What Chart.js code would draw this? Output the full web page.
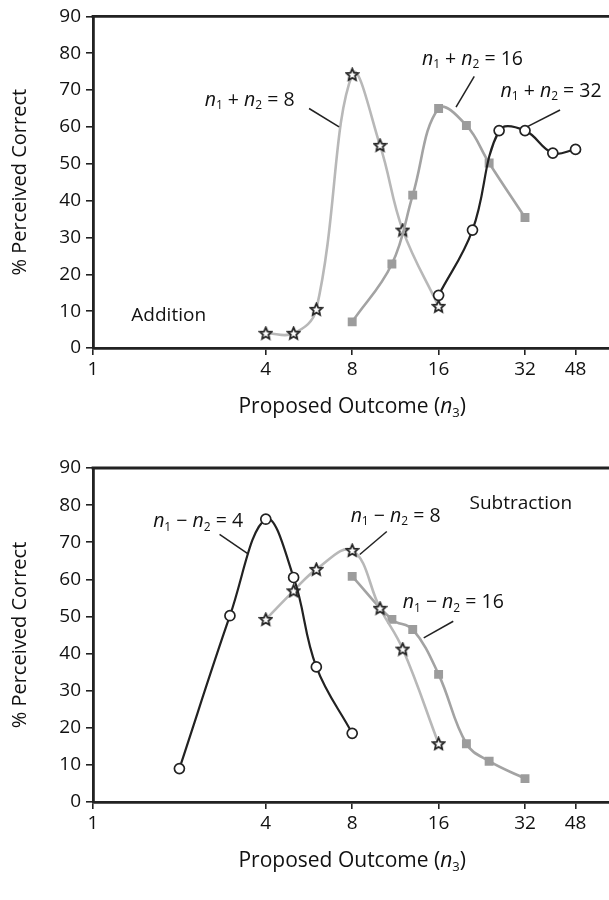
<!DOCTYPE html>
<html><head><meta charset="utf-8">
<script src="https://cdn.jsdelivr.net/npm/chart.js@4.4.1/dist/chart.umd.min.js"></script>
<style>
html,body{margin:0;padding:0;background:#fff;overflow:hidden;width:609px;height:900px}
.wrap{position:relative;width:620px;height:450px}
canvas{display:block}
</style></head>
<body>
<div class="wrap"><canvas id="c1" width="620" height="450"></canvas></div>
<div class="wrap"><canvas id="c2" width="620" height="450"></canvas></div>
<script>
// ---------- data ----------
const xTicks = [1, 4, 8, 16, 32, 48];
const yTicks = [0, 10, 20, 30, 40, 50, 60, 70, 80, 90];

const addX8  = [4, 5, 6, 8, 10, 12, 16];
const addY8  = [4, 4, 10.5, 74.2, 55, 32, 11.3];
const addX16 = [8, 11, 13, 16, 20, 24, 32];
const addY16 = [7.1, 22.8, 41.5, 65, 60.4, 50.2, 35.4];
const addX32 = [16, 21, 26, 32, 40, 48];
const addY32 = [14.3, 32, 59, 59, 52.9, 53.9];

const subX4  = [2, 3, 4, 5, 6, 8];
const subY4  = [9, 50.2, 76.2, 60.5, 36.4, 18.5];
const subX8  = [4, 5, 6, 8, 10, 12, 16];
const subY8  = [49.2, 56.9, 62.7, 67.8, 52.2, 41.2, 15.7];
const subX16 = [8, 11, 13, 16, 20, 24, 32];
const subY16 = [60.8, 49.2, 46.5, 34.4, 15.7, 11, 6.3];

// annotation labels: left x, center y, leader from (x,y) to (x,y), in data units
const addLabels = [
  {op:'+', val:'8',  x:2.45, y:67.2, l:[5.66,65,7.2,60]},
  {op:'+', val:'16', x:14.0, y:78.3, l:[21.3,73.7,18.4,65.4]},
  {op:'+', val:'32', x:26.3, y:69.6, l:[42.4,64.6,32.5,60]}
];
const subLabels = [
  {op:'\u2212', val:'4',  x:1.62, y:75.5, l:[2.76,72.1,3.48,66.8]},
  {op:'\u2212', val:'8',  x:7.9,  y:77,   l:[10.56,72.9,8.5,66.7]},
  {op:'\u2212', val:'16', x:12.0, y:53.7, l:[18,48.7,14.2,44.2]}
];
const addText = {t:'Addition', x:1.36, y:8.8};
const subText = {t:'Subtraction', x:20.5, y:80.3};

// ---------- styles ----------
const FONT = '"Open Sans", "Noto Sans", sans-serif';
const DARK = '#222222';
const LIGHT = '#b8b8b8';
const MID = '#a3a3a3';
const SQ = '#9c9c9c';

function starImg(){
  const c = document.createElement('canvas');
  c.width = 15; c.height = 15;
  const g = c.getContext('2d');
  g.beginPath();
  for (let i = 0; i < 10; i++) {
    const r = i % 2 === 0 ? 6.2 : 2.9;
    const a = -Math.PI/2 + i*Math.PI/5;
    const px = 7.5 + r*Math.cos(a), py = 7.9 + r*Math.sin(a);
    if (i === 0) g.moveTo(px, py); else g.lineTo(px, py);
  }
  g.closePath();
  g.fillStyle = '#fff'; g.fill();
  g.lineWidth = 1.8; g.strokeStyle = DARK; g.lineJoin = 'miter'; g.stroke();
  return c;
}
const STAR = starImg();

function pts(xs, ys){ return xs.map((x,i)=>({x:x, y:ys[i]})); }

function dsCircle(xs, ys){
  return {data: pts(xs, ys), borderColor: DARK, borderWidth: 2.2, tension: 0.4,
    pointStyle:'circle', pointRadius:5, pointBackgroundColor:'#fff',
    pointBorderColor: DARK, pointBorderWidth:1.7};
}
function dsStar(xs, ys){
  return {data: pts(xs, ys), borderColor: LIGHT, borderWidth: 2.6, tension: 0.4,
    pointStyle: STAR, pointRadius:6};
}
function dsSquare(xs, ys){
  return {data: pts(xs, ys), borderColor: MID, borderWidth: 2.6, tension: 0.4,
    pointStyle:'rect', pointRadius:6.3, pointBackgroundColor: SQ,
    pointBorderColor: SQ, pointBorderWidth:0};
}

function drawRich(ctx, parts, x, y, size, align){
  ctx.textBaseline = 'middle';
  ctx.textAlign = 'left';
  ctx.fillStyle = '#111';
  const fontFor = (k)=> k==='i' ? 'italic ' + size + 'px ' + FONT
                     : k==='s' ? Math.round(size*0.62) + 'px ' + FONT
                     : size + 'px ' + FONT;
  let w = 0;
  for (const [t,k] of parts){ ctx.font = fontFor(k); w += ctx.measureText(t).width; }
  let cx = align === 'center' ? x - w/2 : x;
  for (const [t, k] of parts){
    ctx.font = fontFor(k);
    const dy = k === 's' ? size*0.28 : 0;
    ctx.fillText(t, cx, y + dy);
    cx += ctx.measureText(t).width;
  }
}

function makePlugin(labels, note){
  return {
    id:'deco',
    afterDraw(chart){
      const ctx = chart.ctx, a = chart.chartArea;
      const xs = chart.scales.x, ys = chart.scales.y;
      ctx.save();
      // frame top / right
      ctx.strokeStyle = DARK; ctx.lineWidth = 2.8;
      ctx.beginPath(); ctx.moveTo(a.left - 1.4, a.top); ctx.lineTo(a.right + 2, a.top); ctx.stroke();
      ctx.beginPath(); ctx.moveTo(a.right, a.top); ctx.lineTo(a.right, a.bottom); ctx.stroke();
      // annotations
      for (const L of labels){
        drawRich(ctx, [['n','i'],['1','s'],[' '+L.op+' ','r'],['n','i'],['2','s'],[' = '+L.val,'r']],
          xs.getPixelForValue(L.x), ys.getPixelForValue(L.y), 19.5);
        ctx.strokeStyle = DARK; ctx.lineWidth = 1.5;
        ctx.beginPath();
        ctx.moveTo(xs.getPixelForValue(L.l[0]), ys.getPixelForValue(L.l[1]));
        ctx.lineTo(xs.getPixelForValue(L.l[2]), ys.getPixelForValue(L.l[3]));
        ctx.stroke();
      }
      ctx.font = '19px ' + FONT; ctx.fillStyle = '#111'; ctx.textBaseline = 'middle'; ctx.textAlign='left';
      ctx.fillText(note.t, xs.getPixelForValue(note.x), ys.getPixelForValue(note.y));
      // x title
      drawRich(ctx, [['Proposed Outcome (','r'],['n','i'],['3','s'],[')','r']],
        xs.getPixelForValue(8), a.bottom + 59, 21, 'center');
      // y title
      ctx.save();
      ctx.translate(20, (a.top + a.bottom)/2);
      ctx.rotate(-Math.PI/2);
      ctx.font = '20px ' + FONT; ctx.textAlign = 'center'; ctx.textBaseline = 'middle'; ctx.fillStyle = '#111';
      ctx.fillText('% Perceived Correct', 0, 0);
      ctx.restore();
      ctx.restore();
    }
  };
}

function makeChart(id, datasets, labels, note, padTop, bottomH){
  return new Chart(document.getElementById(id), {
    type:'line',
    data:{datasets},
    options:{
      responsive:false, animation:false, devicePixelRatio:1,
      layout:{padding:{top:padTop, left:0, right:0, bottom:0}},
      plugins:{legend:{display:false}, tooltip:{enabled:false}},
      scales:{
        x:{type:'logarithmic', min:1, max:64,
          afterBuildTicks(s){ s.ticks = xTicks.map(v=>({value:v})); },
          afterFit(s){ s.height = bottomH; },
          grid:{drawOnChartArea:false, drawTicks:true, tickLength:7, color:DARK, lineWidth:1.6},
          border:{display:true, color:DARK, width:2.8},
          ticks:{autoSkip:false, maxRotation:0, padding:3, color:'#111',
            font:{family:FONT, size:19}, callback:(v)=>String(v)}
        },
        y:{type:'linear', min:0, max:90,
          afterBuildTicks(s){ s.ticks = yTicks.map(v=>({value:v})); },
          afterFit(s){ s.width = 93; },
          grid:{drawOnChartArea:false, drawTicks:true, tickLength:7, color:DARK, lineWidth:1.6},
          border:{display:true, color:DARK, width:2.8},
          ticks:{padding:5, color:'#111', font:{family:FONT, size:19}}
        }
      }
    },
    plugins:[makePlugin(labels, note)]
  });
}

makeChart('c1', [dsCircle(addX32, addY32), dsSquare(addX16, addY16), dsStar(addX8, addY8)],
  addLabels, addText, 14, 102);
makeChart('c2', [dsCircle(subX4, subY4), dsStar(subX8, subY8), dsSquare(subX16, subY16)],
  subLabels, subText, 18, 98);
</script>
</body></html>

|---|

• Exercise prompt: Write down every line from the opening of the listing to the line with "70, 80, 90];", both included, and nothing else; the pictures are omitted.

• Solution for this task:
What Chart.js code would draw this? Output the full web page.
<!DOCTYPE html>
<html><head><meta charset="utf-8">
<script src="https://cdn.jsdelivr.net/npm/chart.js@4.4.1/dist/chart.umd.min.js"></script>
<style>
html,body{margin:0;padding:0;background:#fff;overflow:hidden;width:609px;height:900px}
.wrap{position:relative;width:620px;height:450px}
canvas{display:block}
</style></head>
<body>
<div class="wrap"><canvas id="c1" width="620" height="450"></canvas></div>
<div class="wrap"><canvas id="c2" width="620" height="450"></canvas></div>
<script>
// ---------- data ----------
const xTicks = [1, 4, 8, 16, 32, 48];
const yTicks = [0, 10, 20, 30, 40, 50, 60, 70, 80, 90];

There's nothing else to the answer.